Last year, I found myself in the strange position of being the last member of my extended family to live in the house my mother’s parents had owned since the late 1950s. That was a rather odd experience. I was working in metro Detroit (while there rest of my own family was still in Grand Rapids), my grandmother had moved to assisted living, and the family needed someone to do some extended house-sitting while they first convinced my grandmother to sell it, then prepped it to be sold. It was cheap, and close enough to work, so I jumped at it.
Leaving it was strange, getting the last of my things out when I moved with my family into an apartment nearer to my job. Walking through empty rooms, knowing that it had been sold to someone else, that someone else would soon start to build memories there. I liked the town the house was in, hard against 8 Mile Road, the infamous northern border of Detroit. Whites had streamed out of there in the 80s and 90s, furthering the “white flight” from the inner city to the suburbs, then to the more distant suburbs (precisely the path my parents had taken in the mid-80s). The neighborhood was exactly as I remembered it, with well-tended lawns and houses and working class folks everywhere.

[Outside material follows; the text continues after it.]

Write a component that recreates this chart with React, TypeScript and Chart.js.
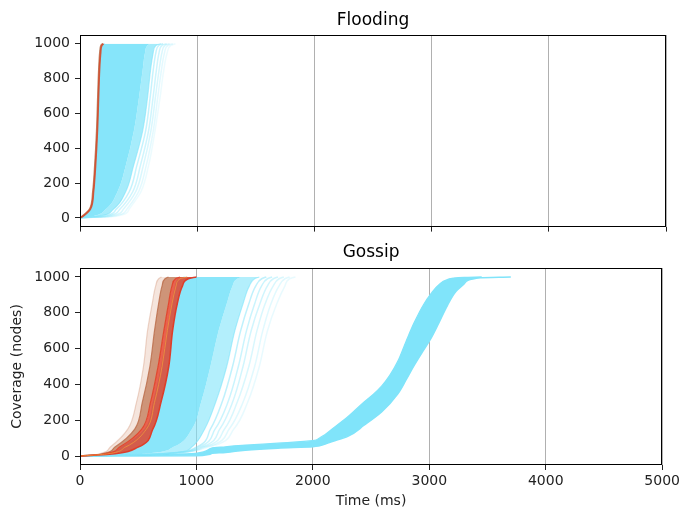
import React, { useEffect, useRef } from "react";
import { Chart, registerables } from "chart.js";

Chart.register(...registerables);

// Coverage levels (nodes) at which each run's arrival time (ms) is listed
const LEVELS = [0, 10, 50, 150, 300, 500, 700, 850, 950, 990, 1000];

const X_TICKS = [0, 1000, 2000, 3000, 4000, 5000];
const Y_TICKS = [0, 200, 400, 600, 800, 1000];

// Flooding runs: time (ms) at which each coverage level is reached
const FLOOD_BROWN = [0, 20, 82, 110, 127, 143, 153, 161, 170, 180, 195];
const FLOOD_RED = [0, 25, 88, 115, 132, 148, 158, 166, 176, 186, 200];
const FLOOD_FAST = [0, 28, 92, 118, 135, 151, 161, 170, 180, 192, 210];
const FLOOD_MID = [0, 110, 220, 320, 390, 460, 505, 535, 555, 575, 600];
const FLOOD_DENSE = [0, 160, 285, 390, 457, 535, 578, 602, 625, 648, 690];
const FLOOD_SLOW_1 = [0, 190, 310, 420, 485, 560, 600, 625, 648, 672, 710];
const FLOOD_SLOW_2 = [0, 220, 340, 450, 515, 585, 625, 652, 675, 700, 740];
const FLOOD_SLOW_3 = [0, 250, 370, 475, 540, 605, 645, 675, 700, 725, 765];
const FLOOD_SLOW_4 = [0, 280, 400, 500, 565, 625, 665, 695, 722, 750, 792];
const FLOOD_SLOW_5 = [0, 310, 420, 520, 585, 640, 685, 715, 745, 775, 815];

// Gossip runs
const GOSSIP_BROWN_FAINT = [0, 150, 260, 410, 485, 545, 580, 620, 650, 675, 700];
const GOSSIP_BROWN = [0, 170, 300, 470, 535, 600, 640, 675, 705, 730, 760];
const GOSSIP_RED_LEFT = [0, 190, 340, 530, 605, 670, 720, 760, 790, 820, 860];
const GOSSIP_ORANGE = [0, 210, 390, 570, 640, 705, 750, 790, 825, 860, 920];
const GOSSIP_RED_RIGHT = [0, 250, 500, 625, 695, 762, 795, 835, 880, 930, 1000];
const GOSSIP_FAST = [0, 200, 360, 560, 630, 700, 750, 790, 820, 850, 900];
const GOSSIP_MID = [0, 500, 800, 960, 1040, 1120, 1190, 1260, 1310, 1350, 1390];
const GOSSIP_DENSE = [0, 700, 960, 1070, 1165, 1260, 1330, 1400, 1455, 1500, 1540];
const GOSSIP_SLOW_1 = [0, 650, 1000, 1120, 1220, 1310, 1380, 1450, 1510, 1560, 1600];
const GOSSIP_SLOW_2 = [0, 650, 1020, 1160, 1270, 1360, 1430, 1500, 1560, 1610, 1650];
const GOSSIP_SLOW_3 = [0, 620, 1040, 1200, 1310, 1400, 1470, 1545, 1610, 1660, 1700];
const GOSSIP_SLOW_4 = [0, 620, 1060, 1240, 1350, 1450, 1520, 1590, 1660, 1710, 1750];
const GOSSIP_SLOW_5 = [0, 600, 1080, 1280, 1400, 1500, 1570, 1640, 1710, 1760, 1800];
const GOSSIP_SLOW_6 = [0, 600, 1100, 1320, 1440, 1540, 1610, 1690, 1760, 1800, 1850];

// Late gossip cluster: edges of the bundle as (time ms, coverage) pairs
const LATE_FAST_T = [0, 500, 990, 1130, 1250, 1420, 1700, 2000, 2050, 2100, 2160, 2300, 2440, 2520, 2590, 2660, 2730, 2800, 2870, 2950, 3013, 3080, 3155, 3300, 3450];
const LATE_FAST_Y = [0, 6, 15, 45, 52, 61, 72, 86, 98, 118, 148, 219, 302, 345, 390, 450, 530, 640, 745, 845, 905, 955, 985, 998, 1000];
const LATE_SLOW_T = [0, 1000, 1130, 1250, 1420, 1700, 2000, 2080, 2160, 2300, 2440, 2590, 2730, 2800, 2870, 2940, 3013, 3080, 3155, 3230, 3300, 3440, 3700];
const LATE_SLOW_Y = [0, 2, 15, 20, 33, 44, 52, 62, 80, 110, 172, 246, 348, 425, 506, 580, 655, 740, 840, 920, 962, 995, 1000];

type Pt = { x: number; y: number };
const atLevels = (times: number[]): Pt[] => times.map((t, i) => ({ x: t, y: LEVELS[i] }));
const zip = (ts: number[], ys: number[]): Pt[] => ts.map((t, i) => ({ x: t, y: ys[i] }));

const FONT = "'DejaVu Sans', sans-serif";
const CYAN = "rgb(128, 228, 250)";
const cyanA = (a: number) => `rgba(128, 228, 250, ${a})`;
const NONE = "rgba(0, 0, 0, 0)";

function run(points: Pt[], color: string, width = 1.5): any {
  return {
    data: points,
    borderColor: color,
    borderWidth: width,
    pointRadius: 0,
    fill: false,
    cubicInterpolationMode: "monotone",
  };
}

function band(points: Pt[], edge: string, area: string): any {
  return { ...run(points, edge, 1.2), fill: "+1", backgroundColor: area };
}

// black frame around the plotting area (all four spines)
const framePlugin = {
  id: "frame",
  afterDatasetsDraw(chart: any) {
    const { ctx, chartArea: a } = chart;
    ctx.save();
    ctx.strokeStyle = "#000";
    ctx.lineWidth = 1;
    ctx.strokeRect(
      Math.round(a.left) + 0.5,
      Math.round(a.top) + 0.5,
      Math.round(a.right - a.left) - 1,
      Math.round(a.bottom - a.top) - 1
    );
    ctx.restore();
  },
};

const plainNumber = (v: any) => String(v);

function makeScales(showXLabels: boolean, showYTitle: boolean, xHeight: number): any {
  return {
    x: {
      type: "linear",
      min: 0,
      max: 5000,
      afterBuildTicks: (s: any) => {
        s.ticks = X_TICKS.map((v) => ({ value: v }));
      },
      afterFit: (s: any) => {
        s.height = xHeight;
      },
      grid: { color: "#b0b0b0", lineWidth: 1, tickColor: "#222", tickLength: 5, drawTicks: true },
      border: { display: false },
      ticks: {
        display: showXLabels,
        color: "#222",
        font: { family: FONT, size: 14 },
        padding: 3,
        maxRotation: 0,
        callback: plainNumber,
      },
      title: {
        display: showXLabels,
        text: "Time (ms)",
        color: "#222",
        font: { family: FONT, size: 14 },
        padding: { top: 0, bottom: 0 },
      },
    },
    y: {
      type: "linear",
      min: -50,
      max: 1050,
      afterBuildTicks: (s: any) => {
        s.ticks = Y_TICKS.map((v) => ({ value: v }));
      },
      afterFit: (s: any) => {
        s.width = 80;
      },
      grid: { drawOnChartArea: false, tickColor: "#222", tickLength: 5 },
      border: { display: false },
      ticks: { color: "#222", font: { family: FONT, size: 14 }, padding: 5, callback: plainNumber },
      title: {
        display: showYTitle,
        text: "Coverage (nodes)",
        color: "#222",
        font: { family: FONT, size: 14 },
        padding: { top: 8.6, bottom: 0 },
      },
    },
  };
}

function makeOptions(title: string, padTop: number, padBottom: number, showXLabels: boolean, xHeight: number): any {
  return {
    // runs are listed as time per coverage level, so coverage is the index axis
    indexAxis: "y",
    responsive: false,
    animation: false,
    devicePixelRatio: 1,
    layout: { padding: { left: 0, right: 17, top: 0, bottom: 0 } },
    scales: makeScales(showXLabels, showXLabels, xHeight),
    plugins: {
      legend: { display: false },
      tooltip: { enabled: false },
      title: {
        display: true,
        text: title,
        fullSize: false,
        color: "#000",
        font: { family: FONT, size: 17, weight: "normal" },
        padding: { top: padTop, bottom: padBottom },
      },
    },
  };
}

function floodingDatasets(): any[] {
  return [
    run(atLevels(FLOOD_RED), "rgba(214, 72, 40, 0.85)", 1.8),
    run(atLevels(FLOOD_BROWN), "rgba(176, 110, 72, 0.8)", 1.8),
    run(atLevels(FLOOD_SLOW_1), cyanA(0.45)),
    run(atLevels(FLOOD_SLOW_2), cyanA(0.38)),
    run(atLevels(FLOOD_SLOW_3), cyanA(0.3)),
    run(atLevels(FLOOD_SLOW_4), cyanA(0.22)),
    run(atLevels(FLOOD_SLOW_5), cyanA(0.15)),
    band(atLevels(FLOOD_FAST), CYAN, cyanA(0.95)),
    band(atLevels(FLOOD_MID), NONE, cyanA(0.7)),
    run(atLevels(FLOOD_DENSE), cyanA(0.6), 1.2),
  ];
}

function gossipDatasets(): any[] {
  return [
    run(atLevels(GOSSIP_ORANGE), "rgba(240, 150, 60, 0.8)", 1),
    band(atLevels(GOSSIP_RED_LEFT), "rgba(225, 60, 35, 0.85)", "rgba(228, 62, 38, 0.82)"),
    run(atLevels(GOSSIP_RED_RIGHT), "rgba(225, 45, 25, 0.9)", 1.6),
    band(atLevels(GOSSIP_BROWN), "rgba(185, 105, 70, 0.8)", "rgba(190, 112, 75, 0.75)"),
    run(atLevels(GOSSIP_RED_LEFT), NONE, 1),
    band(atLevels(GOSSIP_BROWN_FAINT), "rgba(205, 140, 110, 0.35)", "rgba(215, 150, 120, 0.25)"),
    run(atLevels(GOSSIP_BROWN), NONE, 1),
    run(atLevels(GOSSIP_SLOW_1), cyanA(0.5)),
    run(atLevels(GOSSIP_SLOW_2), cyanA(0.42)),
    run(atLevels(GOSSIP_SLOW_3), cyanA(0.36)),
    run(atLevels(GOSSIP_SLOW_4), cyanA(0.3)),
    run(atLevels(GOSSIP_SLOW_5), cyanA(0.24)),
    run(atLevels(GOSSIP_SLOW_6), cyanA(0.18)),
    band(atLevels(GOSSIP_FAST), CYAN, cyanA(0.92)),
    band(atLevels(GOSSIP_MID), NONE, cyanA(0.6)),
    run(atLevels(GOSSIP_DENSE), cyanA(0.6), 1.2),
    band(zip(LATE_FAST_T, LATE_FAST_Y), CYAN, CYAN),
    run(zip(LATE_SLOW_T, LATE_SLOW_Y), CYAN, 1.5),
  ];
}

export default function App() {
  const topRef = useRef<HTMLCanvasElement | null>(null);
  const bottomRef = useRef<HTMLCanvasElement | null>(null);

  useEffect(() => {
    const charts: Chart[] = [];
    if (topRef.current) {
      charts.push(
        new Chart(topRef.current, {
          type: "line",
          data: { datasets: floodingDatasets() },
          options: makeOptions("Flooding", 10.8, 3.8, false, 9),
          plugins: [framePlugin],
        } as any)
      );
    }
    if (bottomRef.current) {
      charts.push(
        new Chart(bottomRef.current, {
          type: "line",
          data: { datasets: gossipDatasets() },
          options: makeOptions("Gossip", 7.3, 5.3, true, 45),
          plugins: [framePlugin],
        } as any)
      );
    }
    return () => charts.forEach((c) => c.destroy());
  }, []);

  return (
    <div style={{ position: "fixed", left: 0, top: 0, width: 683, height: 510, background: "#fff" }}>
      <canvas ref={topRef} width={683} height={240} style={{ position: "absolute", left: 0, top: 0 }} />
      <canvas ref={bottomRef} width={683} height={275} style={{ position: "absolute", left: 0, top: 235 }} />
    </div>
  );
}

Saturday, I kind of get to do it again. My other grandmother passed away back in December and that side of my family has gotten their act together, cleaned out the house, and sold it. Closing is in a couple weeks, so Saturday I go over there to take the last couple things we elected to save out of the garage. My Dad’s parents had owned that house since the 1950s, or early 1960s, and it was a touchstone of my childhood, a constant where my own home and neighborhood had changed. Grandma’s was always, or nearly always the same.
And now, like my other grandparents’ home, it’s about to be gone, to be a new home for someone else. I hope it is for them what it was for me.